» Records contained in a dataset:
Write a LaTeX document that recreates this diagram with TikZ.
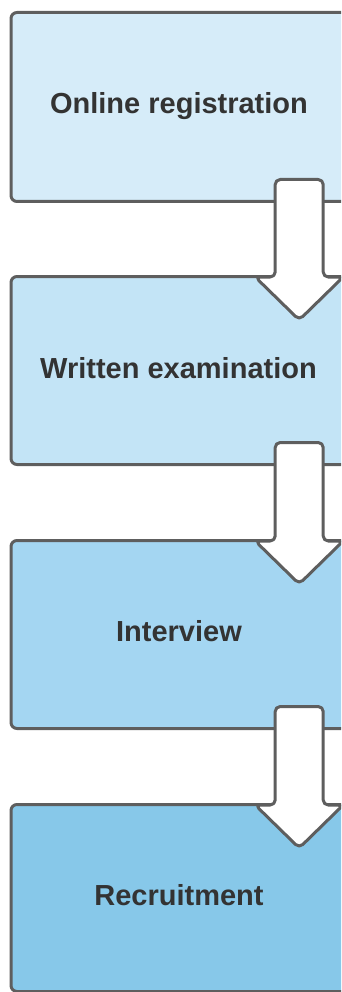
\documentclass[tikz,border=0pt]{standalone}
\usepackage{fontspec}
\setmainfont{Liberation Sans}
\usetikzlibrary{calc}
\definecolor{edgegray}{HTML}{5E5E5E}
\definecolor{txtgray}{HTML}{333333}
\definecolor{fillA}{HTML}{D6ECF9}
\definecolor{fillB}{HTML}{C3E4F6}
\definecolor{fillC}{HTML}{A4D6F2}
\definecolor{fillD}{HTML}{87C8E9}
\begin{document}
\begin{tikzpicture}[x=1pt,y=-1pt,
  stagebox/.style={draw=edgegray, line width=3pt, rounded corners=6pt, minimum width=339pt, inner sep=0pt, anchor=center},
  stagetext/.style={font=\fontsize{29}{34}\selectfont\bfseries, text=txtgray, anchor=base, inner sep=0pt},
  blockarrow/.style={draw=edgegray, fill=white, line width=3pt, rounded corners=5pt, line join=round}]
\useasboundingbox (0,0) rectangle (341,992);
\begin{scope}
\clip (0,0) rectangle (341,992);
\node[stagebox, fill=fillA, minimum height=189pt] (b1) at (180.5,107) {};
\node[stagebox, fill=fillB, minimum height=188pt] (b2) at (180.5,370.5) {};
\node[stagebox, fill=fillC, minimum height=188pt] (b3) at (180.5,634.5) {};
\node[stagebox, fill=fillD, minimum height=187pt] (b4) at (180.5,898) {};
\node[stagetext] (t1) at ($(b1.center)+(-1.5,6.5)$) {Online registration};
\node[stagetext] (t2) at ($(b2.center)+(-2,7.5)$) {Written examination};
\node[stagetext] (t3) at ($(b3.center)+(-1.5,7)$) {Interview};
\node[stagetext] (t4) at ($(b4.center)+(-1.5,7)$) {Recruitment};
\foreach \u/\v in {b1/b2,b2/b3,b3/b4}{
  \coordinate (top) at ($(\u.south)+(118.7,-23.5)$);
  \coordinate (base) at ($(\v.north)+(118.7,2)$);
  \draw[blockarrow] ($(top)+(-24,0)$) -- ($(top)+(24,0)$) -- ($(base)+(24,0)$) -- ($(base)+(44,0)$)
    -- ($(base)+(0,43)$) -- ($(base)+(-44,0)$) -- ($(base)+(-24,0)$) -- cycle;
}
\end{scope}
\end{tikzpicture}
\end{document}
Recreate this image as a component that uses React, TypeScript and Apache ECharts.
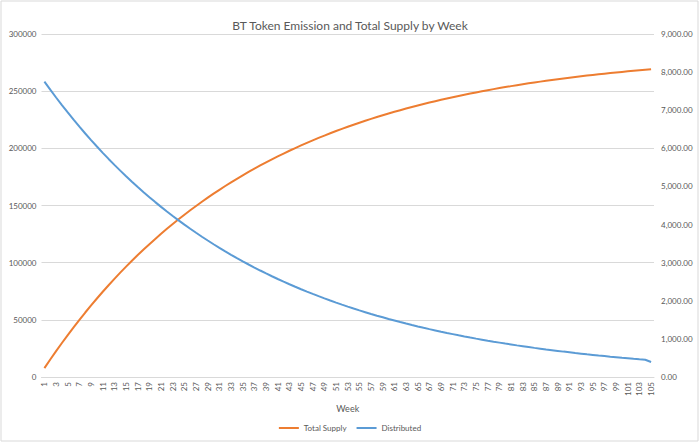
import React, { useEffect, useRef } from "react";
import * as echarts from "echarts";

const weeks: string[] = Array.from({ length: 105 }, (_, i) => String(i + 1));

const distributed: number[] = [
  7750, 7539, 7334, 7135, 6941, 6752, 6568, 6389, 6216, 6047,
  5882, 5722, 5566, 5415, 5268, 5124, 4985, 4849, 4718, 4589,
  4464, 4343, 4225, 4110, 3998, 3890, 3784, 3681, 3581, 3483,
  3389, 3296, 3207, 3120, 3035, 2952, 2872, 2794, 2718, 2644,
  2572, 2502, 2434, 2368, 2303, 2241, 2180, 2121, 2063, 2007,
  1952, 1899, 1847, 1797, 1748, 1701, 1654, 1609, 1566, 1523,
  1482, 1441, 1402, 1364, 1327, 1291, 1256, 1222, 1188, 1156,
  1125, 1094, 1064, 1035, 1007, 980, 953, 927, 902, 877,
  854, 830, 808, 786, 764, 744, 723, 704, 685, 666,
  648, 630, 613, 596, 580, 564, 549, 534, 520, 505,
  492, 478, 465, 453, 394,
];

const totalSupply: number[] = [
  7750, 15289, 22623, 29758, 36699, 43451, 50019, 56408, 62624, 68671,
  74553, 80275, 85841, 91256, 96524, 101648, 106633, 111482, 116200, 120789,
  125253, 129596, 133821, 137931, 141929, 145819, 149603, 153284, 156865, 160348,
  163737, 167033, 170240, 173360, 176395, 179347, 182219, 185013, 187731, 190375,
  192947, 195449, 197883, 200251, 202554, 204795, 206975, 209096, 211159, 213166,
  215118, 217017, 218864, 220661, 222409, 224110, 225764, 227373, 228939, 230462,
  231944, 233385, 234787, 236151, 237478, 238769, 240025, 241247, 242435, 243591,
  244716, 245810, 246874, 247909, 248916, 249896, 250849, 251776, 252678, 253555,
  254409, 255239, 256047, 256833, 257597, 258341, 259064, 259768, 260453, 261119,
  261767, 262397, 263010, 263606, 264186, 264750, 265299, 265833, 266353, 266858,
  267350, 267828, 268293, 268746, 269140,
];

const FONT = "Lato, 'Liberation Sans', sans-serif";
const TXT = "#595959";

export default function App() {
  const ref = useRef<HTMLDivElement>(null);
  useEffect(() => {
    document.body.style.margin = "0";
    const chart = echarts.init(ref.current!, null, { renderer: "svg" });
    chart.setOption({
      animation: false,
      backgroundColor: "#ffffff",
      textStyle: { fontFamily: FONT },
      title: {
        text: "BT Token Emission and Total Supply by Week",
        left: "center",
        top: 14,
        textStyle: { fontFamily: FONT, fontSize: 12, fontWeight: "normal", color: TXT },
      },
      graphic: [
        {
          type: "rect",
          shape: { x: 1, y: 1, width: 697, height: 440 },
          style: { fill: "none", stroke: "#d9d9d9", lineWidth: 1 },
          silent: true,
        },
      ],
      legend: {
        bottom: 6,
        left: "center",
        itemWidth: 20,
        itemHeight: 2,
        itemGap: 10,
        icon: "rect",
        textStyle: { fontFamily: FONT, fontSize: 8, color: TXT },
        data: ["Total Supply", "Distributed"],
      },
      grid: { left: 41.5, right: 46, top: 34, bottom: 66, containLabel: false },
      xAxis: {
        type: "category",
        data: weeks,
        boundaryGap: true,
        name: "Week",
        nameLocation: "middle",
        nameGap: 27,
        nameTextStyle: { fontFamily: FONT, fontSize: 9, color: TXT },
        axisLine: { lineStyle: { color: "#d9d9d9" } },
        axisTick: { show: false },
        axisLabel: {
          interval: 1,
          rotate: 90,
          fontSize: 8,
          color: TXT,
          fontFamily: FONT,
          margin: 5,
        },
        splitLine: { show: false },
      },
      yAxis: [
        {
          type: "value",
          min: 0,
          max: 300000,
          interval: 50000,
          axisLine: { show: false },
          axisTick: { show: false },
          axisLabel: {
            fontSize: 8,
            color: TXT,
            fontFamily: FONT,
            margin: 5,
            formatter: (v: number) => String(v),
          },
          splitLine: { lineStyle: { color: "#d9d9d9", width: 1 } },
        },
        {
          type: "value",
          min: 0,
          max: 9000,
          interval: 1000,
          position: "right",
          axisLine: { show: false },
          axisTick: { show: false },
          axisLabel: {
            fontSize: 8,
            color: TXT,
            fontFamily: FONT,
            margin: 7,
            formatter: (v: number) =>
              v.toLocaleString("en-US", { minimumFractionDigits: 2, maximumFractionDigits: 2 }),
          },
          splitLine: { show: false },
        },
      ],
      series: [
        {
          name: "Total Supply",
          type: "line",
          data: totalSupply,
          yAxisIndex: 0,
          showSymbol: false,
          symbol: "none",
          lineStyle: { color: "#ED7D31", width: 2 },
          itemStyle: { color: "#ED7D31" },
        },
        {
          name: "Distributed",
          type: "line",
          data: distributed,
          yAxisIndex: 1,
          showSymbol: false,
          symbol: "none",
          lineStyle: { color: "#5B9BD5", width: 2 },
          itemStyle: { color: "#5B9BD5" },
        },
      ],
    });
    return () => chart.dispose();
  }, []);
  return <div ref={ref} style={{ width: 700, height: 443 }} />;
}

» Work to be completed:
Copy exactly the stretch of lines from the one containing "Recreate this image" through the one containing "const weeks: string[]", both included. Leave out any pictures.

» Solution for this exercise:
Recreate this image as a component that uses React, TypeScript and Apache ECharts.
import React, { useEffect, useRef } from "react";
import * as echarts from "echarts";

const weeks: string[] = Array.from({ length: 105 }, (_, i) => String(i + 1));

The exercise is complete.